-- begin Supplied information --
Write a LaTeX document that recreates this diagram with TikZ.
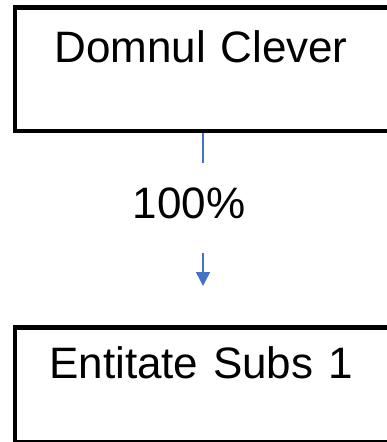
\documentclass[tikz,border=0pt]{standalone}
\usepackage{fontspec}
\setmainfont{Liberation Sans}
\usetikzlibrary{arrows.meta,positioning,calc}
\definecolor{legatura}{RGB}{68,114,196}
\tikzset{
  caseta/.style={draw,line width=4.5pt,rectangle,inner ysep=0pt,align=left,
    text width=360pt,font=\fontsize{44}{50}\selectfont},
  legatura/.style={draw=legatura,line width=1.5pt},
}

\begin{document}
\begin{tikzpicture}[x=1pt,y=1pt]
  \useasboundingbox (0,0) rectangle (387,-442);
  \clip (0,0) rectangle (387,-442);
  % entitatea mama
  \node[caseta,anchor=north west,inner xsep=39.5pt,text height=55pt,text depth=68.5pt] (clever) at (12.5,-5) {Domnul Clever};
  % cota de participare
  \node[font=\fontsize{44}{50}\selectfont,inner sep=0pt,text height=55pt,text depth=35pt,anchor=base] (cota) at (189,-218) {100\%};
  % entitatea subsidiara
  \node[caseta,anchor=north west,inner xsep=34.5pt,text height=51pt,text depth=64pt] (subs) at (12.5,-325) {Entitate Subs 1};
  \coordinate (varf) at (203,-286);
  \draw[legatura] (clever.south -| varf) -- (cota.north -| varf);
  \draw[legatura,-{Triangle[width=14pt,length=14pt]}] (cota.south -| varf) -- (varf);
\end{tikzpicture}
\end{document}
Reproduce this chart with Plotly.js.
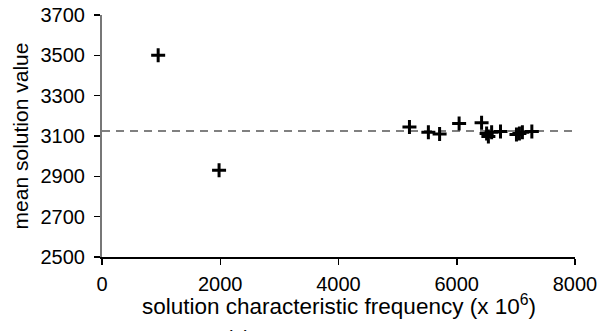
<!DOCTYPE html>
<html>
<head>
<meta charset="utf-8">
<script src="https://cdn.plot.ly/plotly-3.0.1.min.js"></script>
<style>
  html, body { margin: 0; padding: 0; background: #fff; }
  #chart { width: 599px; height: 331px; }
</style>
</head>
<body>
<div id="chart"></div>
<script>
// Characteristic frequency (x 10^6) of each solution and its mean value
const frequency = [950, 1980, 5200, 5520, 5710, 6040, 6420, 6505, 6535, 6590, 6740, 7010, 7060, 7110, 7270];
const meanValue = [3500, 2930, 3145, 3118, 3110, 3162, 3166, 3113, 3098, 3118, 3122, 3108, 3112, 3118, 3122];
// Reference level drawn as a dashed horizontal line
const referenceLevel = 3125;
const referenceSpan = [0, 8000];
const xTicks = [0, 2000, 4000, 6000, 8000];
const yTicks = [2500, 2700, 2900, 3100, 3300, 3500, 3700];

const font = 'Liberation Sans, Arial, sans-serif';

const trace = {
  x: frequency,
  y: meanValue,
  type: 'scatter',
  mode: 'markers',
  marker: {
    symbol: 'cross-thin',
    size: 10,
    color: '#000',
    line: { color: '#000', width: 3 }
  },
  hoverinfo: 'x+y'
};

const layout = {
  width: 599,
  height: 331,
  margin: { l: 102, r: 24, t: 15, b: 74, pad: 0 },
  paper_bgcolor: '#fff',
  plot_bgcolor: '#fff',
  showlegend: false,
  font: { family: font, color: '#000', size: 20 },
  xaxis: {
    range: [0, 8000],
    tickvals: xTicks,
    ticktext: xTicks.map(String),
    ticks: 'outside',
    ticklen: 6,
    tickwidth: 1.5,
    tickcolor: '#000',
    showline: true,
    linecolor: '#000',
    linewidth: 1.5,
    showgrid: false,
    zeroline: false,
    tickfont: { size: 20 },
    ticklabelstandoff: 2
  },
  yaxis: {
    range: [2500, 3700],
    tickvals: yTicks,
    ticktext: yTicks.map(String),
    ticks: 'outside',
    ticklen: 6,
    tickwidth: 1.5,
    tickcolor: '#000',
    showline: true,
    linecolor: '#777',
    linewidth: 2,
    showgrid: false,
    zeroline: false,
    tickfont: { size: 20 },
    ticklabelstandoff: 5,
    title: { text: 'mean solution value', font: { size: 21 }, standoff: 6 }
  },
  shapes: [{
    type: 'line',
    xref: 'x', yref: 'y',
    x0: referenceSpan[0], x1: referenceSpan[1],
    y0: referenceLevel, y1: referenceLevel,
    line: { color: '#808080', width: 2, dash: '8px,6px' },
    layer: 'below'
  }],
  annotations: [
    {
      // x-axis title, placed just under the tick labels
      text: 'solution characteristic frequency (x 10<sup>6</sup>)',
      xref: 'paper', yref: 'paper',
      x: 0.5, y: -0.2,
      xanchor: 'center', yanchor: 'middle',
      showarrow: false,
      font: { size: 22.5, family: font, color: '#000' }
    },
    {
      // panel label sitting at the bottom edge of the figure
      text: '(a)',
      xref: 'paper', yref: 'paper',
      x: 0.288, y: -0.28,
      xanchor: 'center', yanchor: 'top',
      showarrow: false,
      font: { size: 20, family: font, color: '#000' }
    }
  ]
};

Plotly.newPlot('chart', [trace], layout, { displayModeBar: false, staticPlot: true });
</script>
</body>
</html>
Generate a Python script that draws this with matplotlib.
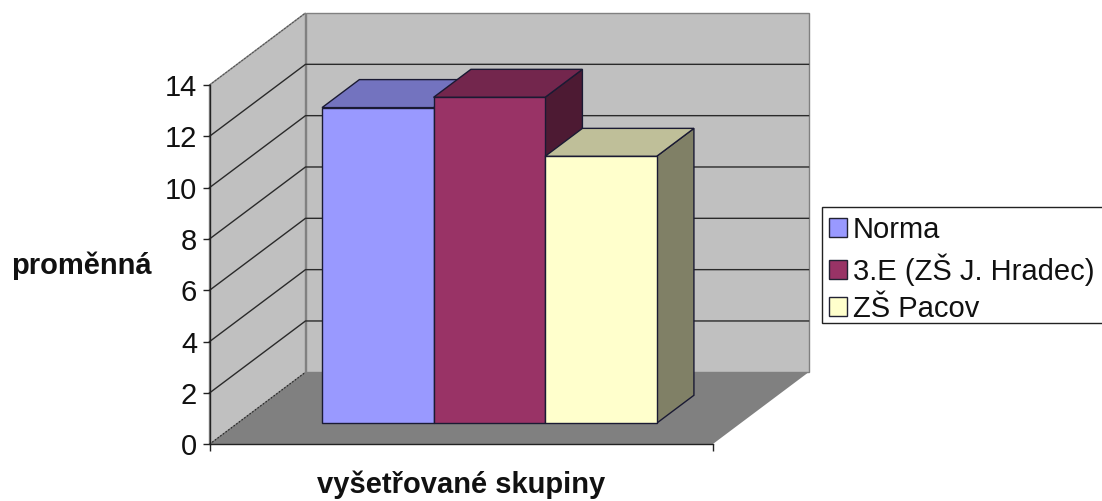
-- end Supplied information --
Above this task is a listing with pictures in it. Retype only the lines from the one containing "Reproduce this chart with Plotly.js." through the one containing "const font = 'Liberation", both included, and not the pictures.

* Output below
Reproduce this chart with Plotly.js.
<!DOCTYPE html>
<html>
<head>
<meta charset="utf-8">
<script src="https://cdn.plot.ly/plotly-3.0.1.min.js"></script>
<style>
  html, body { margin: 0; padding: 0; background: #fff; }
  #chart { width: 599px; height: 331px; }
</style>
</head>
<body>
<div id="chart"></div>
<script>
// Characteristic frequency (x 10^6) of each solution and its mean value
const frequency = [950, 1980, 5200, 5520, 5710, 6040, 6420, 6505, 6535, 6590, 6740, 7010, 7060, 7110, 7270];
const meanValue = [3500, 2930, 3145, 3118, 3110, 3162, 3166, 3113, 3098, 3118, 3122, 3108, 3112, 3118, 3122];
// Reference level drawn as a dashed horizontal line
const referenceLevel = 3125;
const referenceSpan = [0, 8000];
const xTicks = [0, 2000, 4000, 6000, 8000];
const yTicks = [2500, 2700, 2900, 3100, 3300, 3500, 3700];

const font = 'Liberation Sans, Arial, sans-serif';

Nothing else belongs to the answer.